Conservatism is Unnatural

People look back on the societies of the past with a type of amused superiority. They wonder how we could have ever been so silly. Without even a consideration of what it means to live in a present as a product of its past, it’s as if they have no doubt of their perfection. Despite this commonality it remains difficult to affect change in this flesh bound paradigm. To have opinions different that the norm is to be branded as having some form of deficiency. People who currently look at the human condition with even minimal awareness can see it as lacking. Yet we do or are capable of nothing to facilitate any change. Why? Is it that we hide our alternate views from others for fear of persecution? Is it that the change that is required is too great to be formulated, packaged and distributed, except perhaps through the acceptance of a religion or other collective movement?

Of course, you can’t start an alternate religion or political party either. Politicians who stir the pot don’t get voted in and if they do, they’ll shortly be killed by professionals just doing their job. Start a religion and you’re immediately reduced to a loony, likely to be killed by anyone and perhaps rightly so. You are, regardless, no less dead either way. So the most common way to affect change is to find how to change yourself and then share the knowledge with others, leading by example. The widespread individual shift becomes the social shift. (Enter the Author, Preacher, Teacher, Artist.)

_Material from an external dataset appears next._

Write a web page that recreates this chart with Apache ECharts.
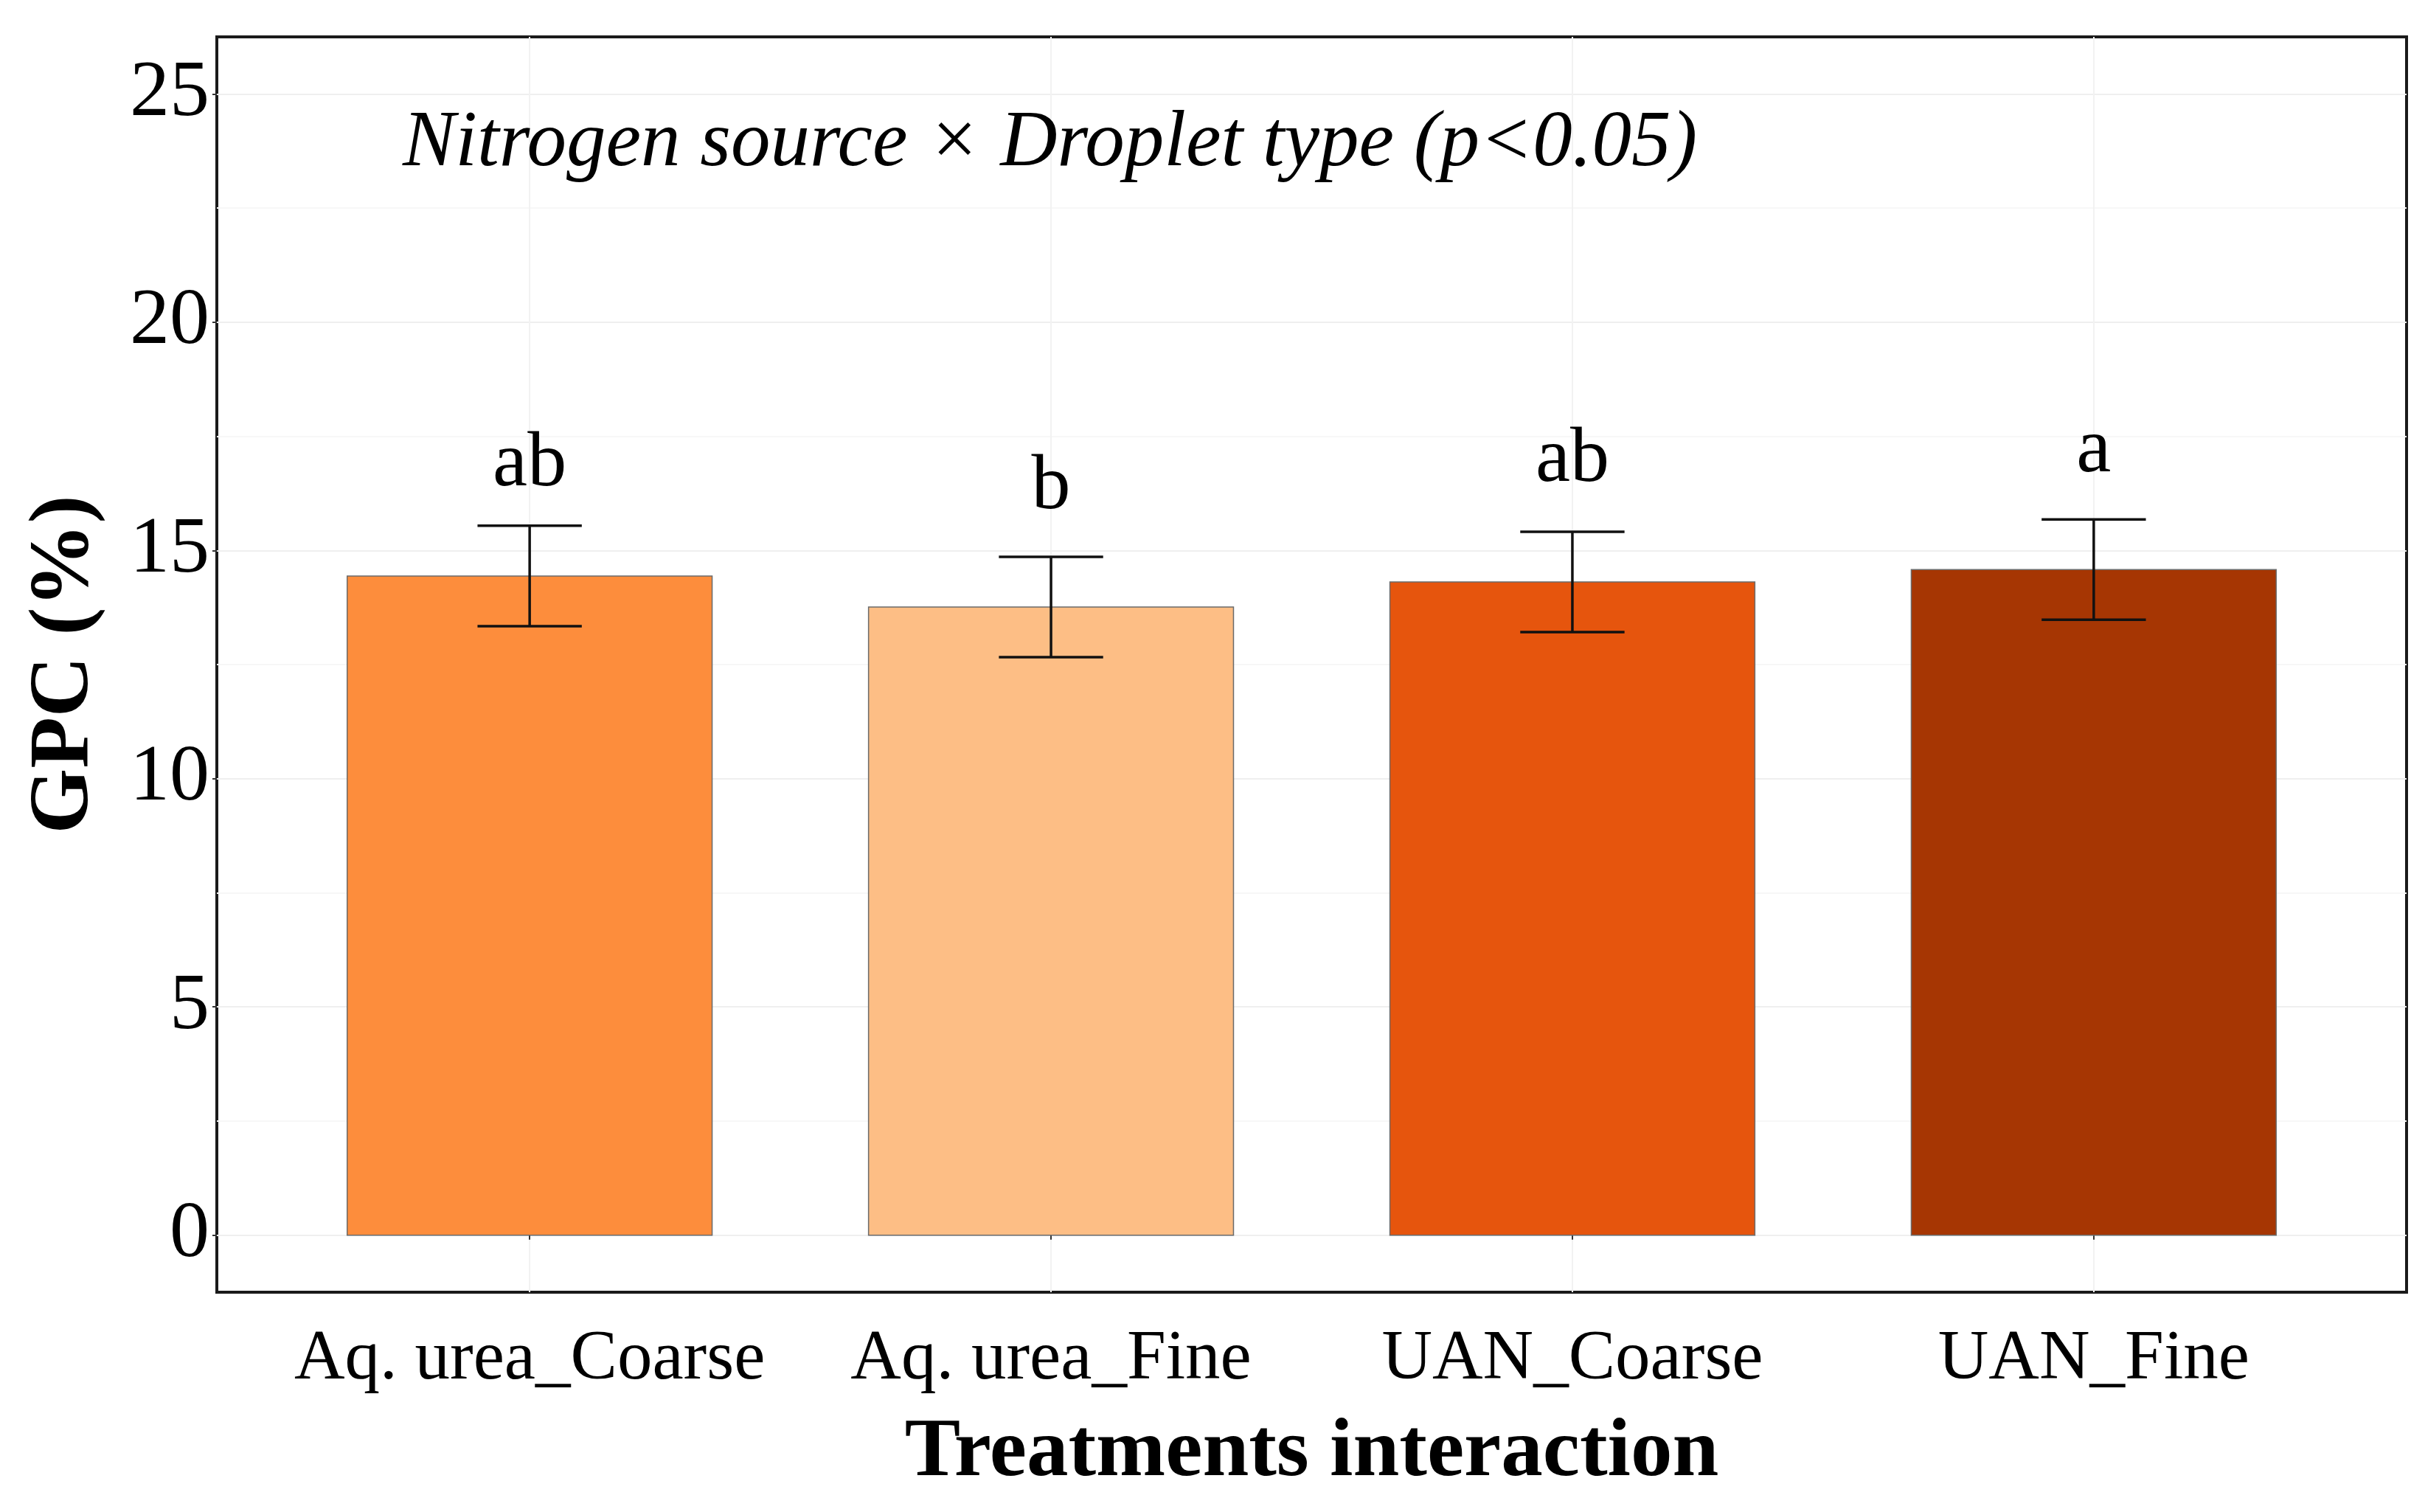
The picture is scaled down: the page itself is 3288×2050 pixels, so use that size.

If ideas and concepts are understood in networks of relations, can an ideal series of correlations be achieved? Attempts to do so by outside influence are the domain of social engineering, whether or not those influences are clandestine.

New paradigms in our understanding of the evolution of everything have led to the development of new concepts and the redefining of old ones. Continuously and with an increasing rate of intention there have been large scale shifts in "what people know." In, for example: psychology, technology, politic, economy, ecology, bio, chem, geo, socio, this list includes nearly every subject. Unfortunately, the surge of "society as an organism" thinking lends itself to find controls, whether or not it seeks them. We can then use these controls for our own detriment or gain. Interesting that by also studying other societal systems, like that of insects, we can see that there are illogical steps taken to cause systems of a counterproductive nature to fail, or force change. In other words, if an ant colony is getting too big it will sacrifice a part of itself for the good of the whole. That is not the nature of our conundrum for we, lest we forget, are the species that doesn’t always work in its better interests. We can, at the least, gain an ability to recognize when we’re being handed our hat. (Anti-Social Engineering...)

In this chapter we will further diverge from the new-age or psychological efforts of those who lay claim to the pathway of Authentic Self. None of them removing their own blinders to look at sociology and history with a reasonable philosophical eye. We will begin to understand the influence of Social Norms as well as their difference from eXperiential Norms. (The S and the X are underlined to remind you that these are the terms under Paradigm in the philosophy generator.)

In the generator, P is split into either X or S. This means that paradigms can be only from Social Norms or eXperiential norms. They have to be one or the other, they cannot be both. In symbolic logic the word "or" is expressed as a lower case "v" so we now can symbolize: P = (X v S) If it’s paradigm it’s either experiential or social. This is an idea old as Aristotle, we’re just redefining terms to examine a current phenomenon. Think of it as "either I eXperienced it myself or somebody told me so." (There is little room for arguing that "being told so" is, in itself, an experience. It is, but without the direct stimulation of the actual experience, you are without proof. We will cover this paradox in greater detail soon enough.)